Expédition, aventure, il y a une différence de concept ?
Oula. C’est très compliqué, les définitions changent selon à qui tu parles. Pour moi, un aventurier vit une aventure personnelle qui le dépasse, il va au-delà de lui-même, en sortant de son confort. Avec cette définition-là, tout le monde peut l’être. Un explorateur va dans un endroit qui lui est inconnu et en ramène quelque chose qu’il partage et qui servira les prochains. Il y a une volonté de transmettre pour le bien commun. Il y a aussi une question de risque, de connaissance, d’engagement. Donc tu te démerdes avec ces deux définitions (rire)
Mais il n’y a pas de jugement de valeur. Je pense avoir été aventurière sur mon premier voyage et plus « exploratoire » sur les suivants par exemple. Et tu peux être explorateur et vivre une aventure, ou réciproquement, ce n’est pas incompatible.
L’aventure paraît peut-être plus accessible que l’exploration selon ces définitions, quels conseils pourrais-tu donner à ceux qui ont envie de se lancer ?

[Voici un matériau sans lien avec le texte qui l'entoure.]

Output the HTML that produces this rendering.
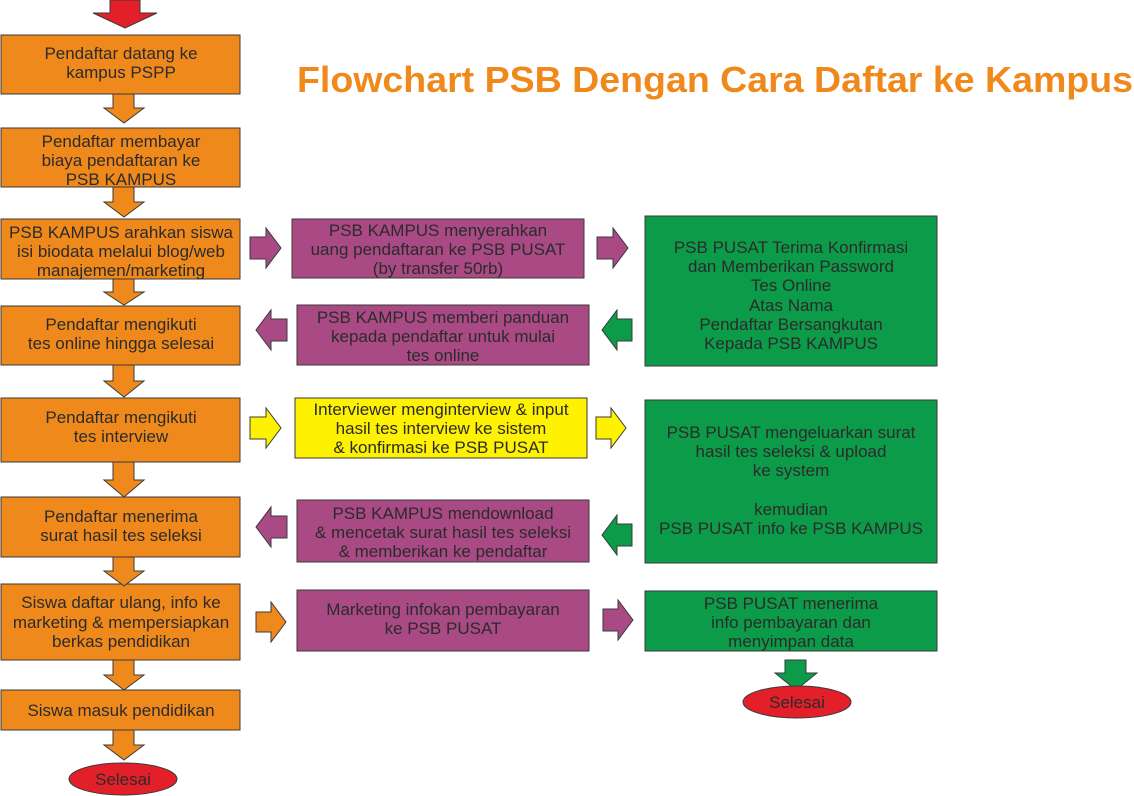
<!DOCTYPE html>
<html><head><meta charset="utf-8"><style>
html,body{margin:0;padding:0;background:#fff;width:1134px;height:796px;overflow:hidden}
svg text{font-family:"Liberation Sans",sans-serif;font-size:17px;fill:#2b2b2b;text-anchor:middle}
</style></head><body>
<svg width="1134" height="796" viewBox="0 0 1134 796" xmlns="http://www.w3.org/2000/svg">
<g stroke="#3a3a3a" stroke-width="1">
<polygon points="110,0 140,0 140,13 157,13 125,28 93,13 110,13" fill="#e3202a"/>
<g fill="#f0891c">
<rect x="1" y="35" width="239" height="59"/>
<rect x="1" y="128" width="239" height="59"/>
<rect x="1" y="219" width="239" height="60"/>
<rect x="1" y="306" width="239" height="59"/>
<rect x="1" y="398" width="239" height="64"/>
<rect x="1" y="497" width="239" height="60"/>
<rect x="1" y="584" width="239" height="76"/>
<rect x="1" y="690" width="239" height="40"/>
</g>
<g fill="#f0891c">
<polygon points="113,94 134,94 134,108 144,108 124,123 104,108 113,108"/>
<polygon points="113,187 134,187 134,202 144,202 124,217 104,202 113,202"/>
<polygon points="113,279 134,279 134,292 144,292 124,305 104,292 113,292"/>
<polygon points="113,365 134,365 134,381 144,381 124,397 104,381 113,381"/>
<polygon points="113,462 134,462 134,480 144,480 124,497 104,480 113,480"/>
<polygon points="113,557 134,557 134,571 144,571 124,586 104,571 113,571"/>
<polygon points="113,660 134,660 134,675 144,675 124,690 104,675 113,675"/>
<polygon points="113,730 134,730 134,745 144,745 124,760 104,745 113,745"/>
<polygon points="256,612 271,612 271,602 286,622 271,642 271,632 256,632"/>
</g>
<g fill="#a94a85">
<rect x="292" y="219" width="292" height="59"/>
<rect x="297" y="305" width="292" height="60"/>
<rect x="297" y="500" width="292" height="62"/>
<rect x="297" y="590" width="292" height="61"/>
<polygon points="250,237 266,237 266,228 281,248 266,268 266,259 250,259"/>
<polygon points="597,237 613,237 613,228 628,248 613,268 613,259 597,259"/>
<polygon points="287,319 271,319 271,310 256,330 271,350 271,341 287,341"/>
<polygon points="287,516 271,516 271,507 256,527 271,547 271,538 287,538"/>
<polygon points="603,609 618,609 618,600 633,620 618,640 618,631 603,631"/>
</g>
<g fill="#fff200">
<rect x="295" y="398" width="292" height="60"/>
<polygon points="250,417 266,417 266,408 281,428 266,448 266,439 250,439"/>
<polygon points="596,417 611,417 611,408 626,428 611,448 611,439 596,439"/>
</g>
<g fill="#0c9b48">
<rect x="645" y="216" width="292" height="150"/>
<rect x="645" y="400" width="292" height="163"/>
<rect x="645" y="591" width="292" height="60"/>
<polygon points="632,319 617,319 617,310 602,330 617,350 617,341 632,341"/>
<polygon points="632,524 617,524 617,515 602,535 617,555 617,546 632,546"/>
<polygon points="785,660 806,660 806,673 817,673 796,690 775,673 785,673"/>
</g>
<ellipse cx="123" cy="779" rx="54" ry="16" fill="#e3202a"/>
<ellipse cx="797" cy="702" rx="54" ry="16" fill="#e3202a"/>
</g>

<text x="925" y="0" style="font-size:36px;font-weight:bold;fill:#f0891c;text-anchor:end" transform="translate(208,92)" textLength="836" lengthAdjust="spacingAndGlyphs">Flowchart PSB Dengan Cara Daftar ke Kampus</text>

<text x="121" y="59">Pendaftar datang ke</text>
<text x="121" y="78">kampus PSPP</text>
<text x="121" y="147">Pendaftar membayar</text>
<text x="121" y="166">biaya pendaftaran ke</text>
<text x="121" y="185">PSB KAMPUS</text>
<text x="121" y="238">PSB KAMPUS arahkan siswa</text>
<text x="121" y="257">isi biodata melalui blog/web</text>
<text x="121" y="276">manajemen/marketing</text>
<text x="121" y="330">Pendaftar mengikuti</text>
<text x="121" y="349">tes online hingga selesai</text>
<text x="121" y="423">Pendaftar mengikuti</text>
<text x="121" y="442">tes interview</text>
<text x="121" y="522">Pendaftar menerima</text>
<text x="121" y="541">surat hasil tes seleksi</text>
<text x="121" y="608">Siswa daftar ulang, info ke</text>
<text x="121" y="628">marketing &amp; mempersiapkan</text>
<text x="121" y="647">berkas pendidikan</text>
<text x="121" y="716">Siswa masuk pendidikan</text>
<text x="123" y="785">Selesai</text>

<text x="438" y="236">PSB KAMPUS menyerahkan</text>
<text x="438" y="255">uang pendaftaran ke PSB PUSAT</text>
<text x="438" y="274">(by transfer 50rb)</text>
<text x="443" y="323">PSB KAMPUS memberi panduan</text>
<text x="443" y="342">kepada pendaftar untuk mulai</text>
<text x="443" y="361">tes online</text>
<text x="441" y="415">Interviewer menginterview &amp; input</text>
<text x="441" y="434">hasil tes interview ke sistem</text>
<text x="441" y="453">&amp; konfirmasi ke PSB PUSAT</text>
<text x="443" y="519">PSB KAMPUS mendownload</text>
<text x="443" y="538">&amp; mencetak surat hasil tes seleksi</text>
<text x="443" y="557">&amp; memberikan ke pendaftar</text>
<text x="443" y="615">Marketing infokan pembayaran</text>
<text x="443" y="634">ke PSB PUSAT</text>

<text x="791" y="253">PSB PUSAT Terima Konfirmasi</text>
<text x="791" y="272">dan Memberikan Password</text>
<text x="791" y="291">Tes Online</text>
<text x="791" y="311">Atas Nama</text>
<text x="791" y="330">Pendaftar Bersangkutan</text>
<text x="791" y="349">Kepada PSB KAMPUS</text>
<text x="791" y="438">PSB PUSAT mengeluarkan surat</text>
<text x="791" y="457">hasil tes seleksi &amp; upload</text>
<text x="791" y="476">ke system</text>
<text x="791" y="515">kemudian</text>
<text x="791" y="534">PSB PUSAT info ke PSB KAMPUS</text>
<text x="791" y="609">PSB PUSAT menerima</text>
<text x="791" y="628">info pembayaran dan</text>
<text x="791" y="647">menyimpan data</text>
<text x="797" y="708">Selesai</text>
</svg>
</body></html>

Allez y et il n’y aura qu’à ajuster. Il n’y a pas de règle, c’est faisable. Ça ne veut pas dire que ce sera facile, et c’est essentiel d’avoir peur. Ceux qui n’ont pas peur, ils sont morts. On se met des freins, les autres nous en mettent… Quand je suis partie avec ma 125, on m’a dit que c’était une moto de merde et que je n’y arriverais pas. Je suis rentrée et on m’a alors dit que oui, c’était facile, parce que c’était une moto de fille. Quand je suis repartie avec la 800, on m’a dit que c’était trop lourd, que je ne m’en sortirai pas. Je suis revenue et on m’a dit que c’était normal que j’aie réussi, puisque c’était une moto équipée ! Si j’avais écouté, je ne serais jamais partie. Toute contrainte est une opportunité. Tu es une femme ? Tu peux aller dans des droits où les hommes ne seront pas acceptés. Tu es seul ? Tu seras obligé d’aller vers les autres. T’as pas de GPS ? Tu prends une carte, tu demandes aux gens. La première fois, tu as peur d’aller vers l’autre, tu sues à grosses gouttes, c’est l’enfer. Et petit à petit, ça devient plus facile. Des fois ça ne marche pas et tant pis. On ne réussit pas la première fois, c’est un apprentissage. C’est ça, l’aventure.